There is, nevertheless, a devil that can prevent true real-time big data analysis from taking place and that’s called latency, which slows down wide area networks (WANs) to the extent that it can cause packet loss. The traditional response to this would be WAN Optimisation, but it doesn’t often fulfil its promises. SD-WANs are increasingly be deployed, but they too can be impacted by latency and so they often benefit from having a WAN Acceleration overlay.
WAN Acceleration solutions, such as PORTrockIT, use data parallelisation, artificial intelligence and machine learning to mitigate the effects of latency and packet loss. This enables better bandwidth utilisation and it can subsequently permit real-time data analysis. However, it’s not just about big data analysis to understand customer and market trends.
E-commerce retailers need to keep their platforms up and running. Uptime is crucial to success, and slow e-commerce websites can lead to customers jumping ship to go to buy products and services from a competitor. It’s therefore an imperative to ensure that a website performs well by permitting an uninhibited customer experience. WAN Acceleration can help retailers to achieve this. Christo Briedenhann, CEO of StratIT explains that organisations need to be able to generate value out of the data that’s both stored and captured. Out-of-date data may not add any value, and so it must be updated to make sure that it stays relevant, as well as able to create value. In certain industries, such as in e-commerce, data has to be updated in real-time to ensure that the big data analysis is accurate and makes the right predictions or offers to ensure that the right products are offered, or the right solutions are provided.
Back up, back up!
Unfortunately, Black Friday doesn’t just attract consumers. Bad actors, such as hackers and other cyber-criminals, often want to take advantage of the period of increased activity. Apart from phishing customer accounts, threats such as a Distributed Denial of Service (DDoS) can render a website inaccessible and cause downtime.

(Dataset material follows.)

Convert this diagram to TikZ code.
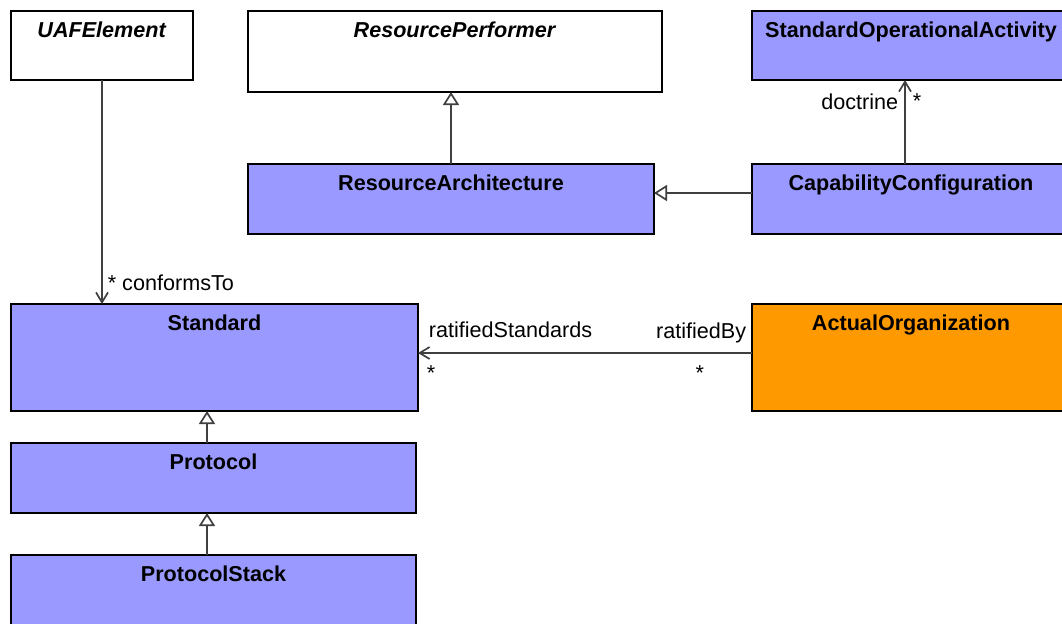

“These attacks are often intended to eliminate competitors or to offer to restore a site to working order for a ransom,” writes Benjamin Fabre, Co-founder and Chief Executive Officer of DataDome, in his Forbes article, ‘How E-Commerce Companies Can Shore Up Their Defenses Against Bots For The Holiday Season.’
It’s therefore essential to back up data at 3 disaster recovery sites, and to have the ability to restore data and services quickly. WAN performance gains could make the difference to cloud or data centre to data centre back-up times, while also having the ability to improve recovery time objectives (RTOs) and recovery point objectives (RPOs).
One organisation that benefited from WAN Acceleration is CVS Healthcare, which reduced its 50GB back-up from 12 hours to just 45 minutes. This equates to a 94% reduction in back-up time, and for an e-tailers, this timesaving would be crucial to their survival if an unexpected attack or downtime for any other reason were to occur around the Black Friday sales. This means WAN Acceleration is vital to making sure e-tailers can gain accurate data insights, to ensuring their data is kept safe and to enable them to maintain business continuity by permitting accelerated back-ups and data recovery.